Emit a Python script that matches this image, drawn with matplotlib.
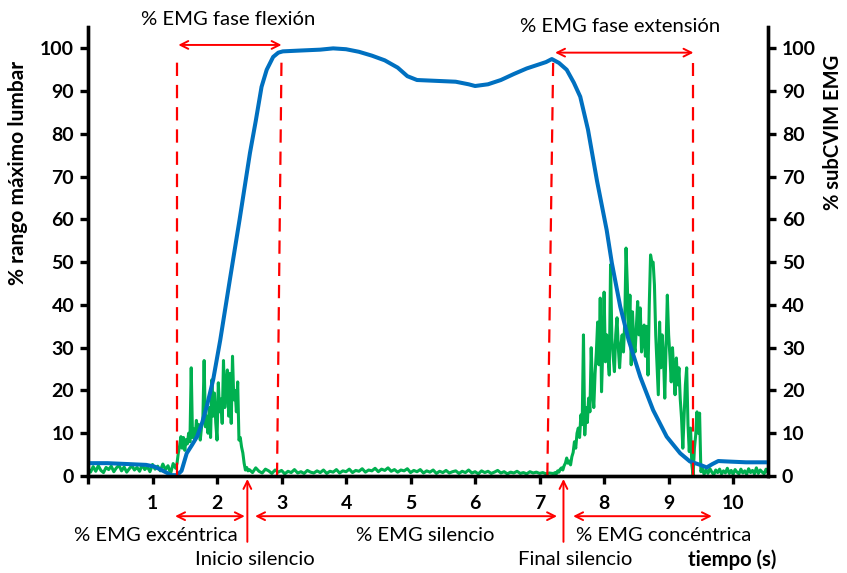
import numpy as np
import matplotlib
matplotlib.use("Agg")
import matplotlib.pyplot as plt

plt.rcParams['font.family'] = ['Lato', 'DejaVu Sans']

BLUE = '#0070C0'
GREEN = '#00B050'
RED = '#FF0000'

# lumbar range (% of max)
rom_t = [0.0, 0.3, 0.6, 0.9, 1.03, 1.19, 1.29, 1.38, 1.45, 1.53, 1.61, 1.69, 1.77,
         1.84, 1.94, 2.05, 2.2, 2.35, 2.51, 2.6, 2.69, 2.77, 2.87, 2.95, 3.02,
         3.3, 3.6, 3.8, 4.0, 4.2, 4.4, 4.6, 4.8, 4.95, 5.1, 5.4, 5.7, 5.9, 6.0,
         6.2, 6.4, 6.6, 6.8, 7.0, 7.1, 7.19, 7.3, 7.42, 7.53, 7.63, 7.75, 7.89,
         8.04, 8.12, 8.25, 8.38, 8.56, 8.76, 8.97, 9.18, 9.33, 9.49, 9.59, 9.68,
         9.77, 9.9, 10.2, 10.54]
rom = [3.0, 3.0, 2.8, 2.6, 2.2, 1.0, 0.2, 0.2, 1.2, 5.3, 7.2, 9.2, 12.5,
       16.2, 22.5, 31.8, 46.0, 60.0, 75.5, 83.0, 91.0, 95.0, 98.0, 99.0, 99.3,
       99.5, 99.7, 100.0, 99.8, 99.2, 98.3, 97.2, 95.5, 93.5, 92.6, 92.4, 92.2, 91.6, 91.2,
       91.6, 92.6, 94.0, 95.3, 96.3, 96.8, 97.5, 96.6, 95.0, 92.0, 88.7, 81.0, 69.0,
       57.5, 49.8, 39.6, 31.8, 23.2, 15.4, 9.2, 5.3, 3.4, 2.6, 2.0, 2.8,
       3.5, 3.4, 3.2, 3.2]

# EMG (% subCVIM), read segment by segment
emg_rest = [1.8, 0.9, 2.2, 1.1, 2.4, 1.3, 0.8, 2.0, 1.5, 2.3, 1.0, 1.9, 2.5, 1.2,
            2.1, 0.9, 1.7, 2.4, 1.4, 2.0, 1.1, 2.6, 1.5, 2.2, 1.0, 2.7, 1.6, 2.3,
            1.2, 2.8, 1.5, 2.4, 0.6, 2.9, 1.8]  # 0.00 - 1.36 s
emg_flex = [3.0, 5.4, 7.0, 9.2, 6.5, 9.0, 6.0, 8.5, 7.5, 10.0, 8.0, 25.3, 9.0, 11.0,
            8.5, 13.0, 10.5, 12.0, 8.4, 11.5, 13.0, 27.0, 11.5, 14.0, 10.0, 16.0,
            9.0, 22.5, 14.0, 19.4, 12.5, 8.4, 21.8, 15.0, 18.0, 12.3, 27.0, 16.0,
            21.0, 24.8, 14.0, 24.0, 12.3, 28.0, 17.8, 20.0, 15.0, 22.0, 8.4, 9.0,
            6.8, 5.4, 3.0, 1.4, 2.0, 1.2]  # 1.38 - 2.48 s
emg_silence = [1.5, 0.8, 1.9, 1.1, 0.7, 1.6, 1.2, 0.6, 1.4, 0.9,
               1.3, 0.5, 1.1, 0.8, 1.5, 0.7, 1.0, 0.6, 1.3, 0.9,
               0.7, 1.2, 0.8, 1.4, 0.6, 1.1, 0.9, 1.5, 0.7, 1.2,
               1.0, 1.6, 0.8, 1.3, 1.1, 1.7, 0.9, 1.4, 1.2, 1.8,
               1.0, 1.6, 1.3, 1.9, 1.1, 1.5, 0.9, 1.4, 1.2, 1.7,
               0.8, 1.3, 1.0, 1.5, 0.7, 1.2, 0.9, 1.4, 0.6, 1.1,
               0.8, 1.3, 0.7, 1.0, 1.2, 0.6, 1.1, 0.8, 1.4, 0.7,
               1.0, 0.5, 1.2, 0.8, 1.1, 0.6, 0.9, 1.3, 0.7, 1.0,
               0.5, 0.9, 0.7, 1.1, 0.6, 0.8, 0.5, 1.0, 0.7, 0.9,
               0.6, 0.8, 0.5, 0.7, 0.6]  # 2.50 - 7.20 s
emg_ext = [0.6, 0.8, 0.5, 1.2, 0.9, 1.6, 1.9, 1.4, 2.4, 3.0, 4.2, 3.0, 3.5, 2.6,
           4.5, 5.5, 8.0, 6.5, 10.0, 11.2, 9.0, 14.3, 12.0, 33.0, 9.6, 16.0, 12.5,
           18.2, 15.0, 30.0, 20.0, 16.0, 24.0, 29.0, 36.0, 26.0, 41.6, 19.7, 30.0,
           43.0, 26.7, 33.0, 28.0, 23.6, 49.4, 32.3, 28.0, 24.4, 33.0, 37.0, 30.0,
           25.3, 30.6, 33.0, 29.0, 36.0, 53.3, 44.7, 33.0, 42.3, 26.0, 38.4, 31.0,
           29.0, 35.0, 40.8, 33.0, 39.3, 29.0, 32.0, 35.3, 28.0, 35.0, 23.6, 40.0,
           51.7, 50.0, 50.0, 44.7, 33.0, 26.0, 19.0, 36.0, 25.3, 33.0, 28.0, 18.2,
           30.0, 42.3, 33.0, 28.0, 22.0, 30.0, 24.0, 19.0, 27.6, 21.3, 25.3, 18.0,
           13.6, 6.5, 14.0, 21.3, 25.3, 12.0, 5.7, 11.2, 2.6, 0.2, 6.5, 9.6, 15.0,
           10.0, 14.7, 1.0]  # 7.22 - 9.50 s
emg_tail = [1.8, 0.4, 1.5, 0.6, 1.7, 0.9, 0.3, 1.4, 0.8, 1.6, 0.5, 1.2, 0.7, 1.8,
            0.6, 1.3, 0.4, 1.5, 0.9, 0.5, 1.6, 0.7, 1.2, 0.4, 1.7, 0.8, 1.3, 0.5,
            1.9, 0.6, 1.4, 0.9, 0.5, 1.6, 0.8]  # 9.52 - 10.54 s

emg_segments = [(0.0, 1.36, emg_rest), (1.38, 2.48, emg_flex), (2.50, 7.20, emg_silence),
                (7.22, 9.50, emg_ext), (9.52, 10.54, emg_tail)]

# phase marks (dashed lines): bottom x, top x, top y
mark_bottom = [1.38, 2.93, 7.12, 9.38]
mark_top = [1.38, 3.00, 7.21, 9.38]
mark_height = [97.3, 98.5, 96.6, 96.6]

x_ticks = list(range(0, 11))
y_ticks = list(range(0, 101, 10))

FS = 14.6


def main():
    fig = plt.figure(figsize=(8.47, 5.73), dpi=100)
    ax = fig.add_axes([0.1039, 0.1693, 0.8028, 0.7836])

    emg_t = np.concatenate([np.linspace(a, b, len(v)) for a, b, v in emg_segments])
    emg = np.concatenate([v for _, _, v in emg_segments])

    ax.plot(emg_t, emg, color=GREEN, lw=2.2, zorder=2)
    ax.plot(rom_t, rom, color=BLUE, lw=2.9, zorder=3, solid_capstyle='round')

    for xb, xt, h in zip(mark_bottom, mark_top, mark_height):
        ax.plot([xb, xt], [0, h], color=RED, lw=1.6, dashes=(6, 4), zorder=4)

    ax.set_xlim(0, 10.54)
    ax.set_ylim(0, 105)
    ax.set_xticks(x_ticks)
    ax.set_xticklabels([''] + [str(x) for x in x_ticks[1:]])
    ax.set_yticks(y_ticks)

    ax2 = ax.twinx()
    ax2.set_ylim(0, 105)
    ax2.set_yticks(y_ticks)

    for a in (ax, ax2):
        for s in a.spines.values():
            s.set_linewidth(2.4)
        a.spines['top'].set_visible(False)
        a.tick_params(width=2.4, length=6, labelsize=14, pad=4)
        for lab in a.get_xticklabels() + a.get_yticklabels():
            lab.set_fontweight('bold')
    ax.tick_params(axis='x', pad=8)

    ax.set_ylabel('% rango máximo lumbar', fontsize=15, fontweight='bold')
    ax2.set_ylabel('% subCVIM EMG', fontsize=14.5, fontweight='bold')
    ax.yaxis.set_label_coords(-0.088, 0.675)
    ax2.yaxis.set_label_coords(1.081, 0.765)

    arrow = dict(arrowstyle='<->', color=RED, lw=1.4, mutation_scale=14,
                 shrinkA=0, shrinkB=0)
    up = dict(arrowstyle='->', color=RED, lw=1.4, mutation_scale=14,
              shrinkA=0, shrinkB=0)

    # top phase annotations
    ax.annotate('', xy=(1.40, 100.8), xytext=(3.0, 100.8), arrowprops=arrow,
                annotation_clip=False)
    ax.annotate('', xy=(7.24, 99.0), xytext=(9.385, 99.0), arrowprops=arrow,
                annotation_clip=False)
    ax.text(2.17, 106.7, '% EMG fase flexión', fontsize=FS, ha='center', va='center')
    ax.text(8.25, 105.0, '% EMG fase extensión', fontsize=FS, ha='center', va='center')

    # bottom phase annotations
    ax.annotate('', xy=(1.35, -9.4), xytext=(2.43, -9.4), arrowprops=arrow,
                annotation_clip=False)
    ax.annotate('', xy=(2.59, -9.4), xytext=(7.27, -9.4), arrowprops=arrow,
                annotation_clip=False)
    ax.annotate('', xy=(7.52, -9.4), xytext=(9.67, -9.4), arrowprops=arrow,
                annotation_clip=False)
    ax.annotate('', xy=(2.47, -0.7), xytext=(2.47, -15.4), arrowprops=up,
                annotation_clip=False)
    ax.annotate('', xy=(7.37, -0.7), xytext=(7.37, -15.4), arrowprops=up,
                annotation_clip=False)

    ax.text(1.05, -13.8, '% EMG excéntrica', fontsize=FS, ha='center', va='center')
    ax.text(5.22, -13.8, '% EMG silencio', fontsize=FS, ha='center', va='center')
    ax.text(8.93, -13.8, '% EMG concéntrica', fontsize=FS, ha='center', va='center')
    ax.text(2.59, -19.6, 'Inicio silencio', fontsize=FS, ha='center', va='center')
    ax.text(7.55, -19.6, 'Final silencio', fontsize=FS, ha='center', va='center')
    ax.text(9.98, -19.6, 'tiempo (s)', fontsize=FS, fontweight='bold',
            ha='center', va='center')

    fig.savefig('out.png', dpi=100)


if __name__ == '__main__':
    main()
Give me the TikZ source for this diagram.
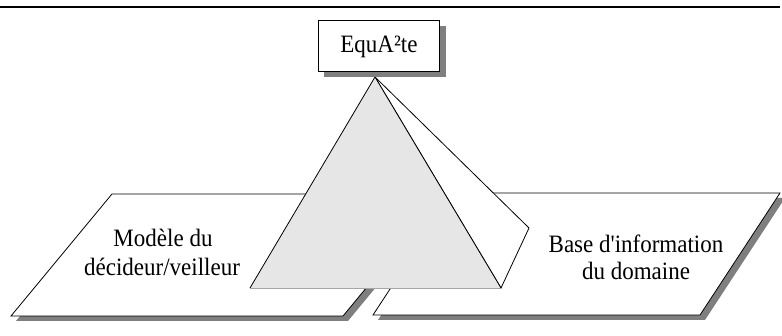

....................

### Exercise goal
Skip the pictures and restate exactly the lines from the beginning of the listing to the line with "RED = '#FF0000'", that line included.

### Final answer
Emit a Python script that matches this image, drawn with matplotlib.
import numpy as np
import matplotlib
matplotlib.use("Agg")
import matplotlib.pyplot as plt

plt.rcParams['font.family'] = ['Lato', 'DejaVu Sans']

BLUE = '#0070C0'
GREEN = '#00B050'
RED = '#FF0000'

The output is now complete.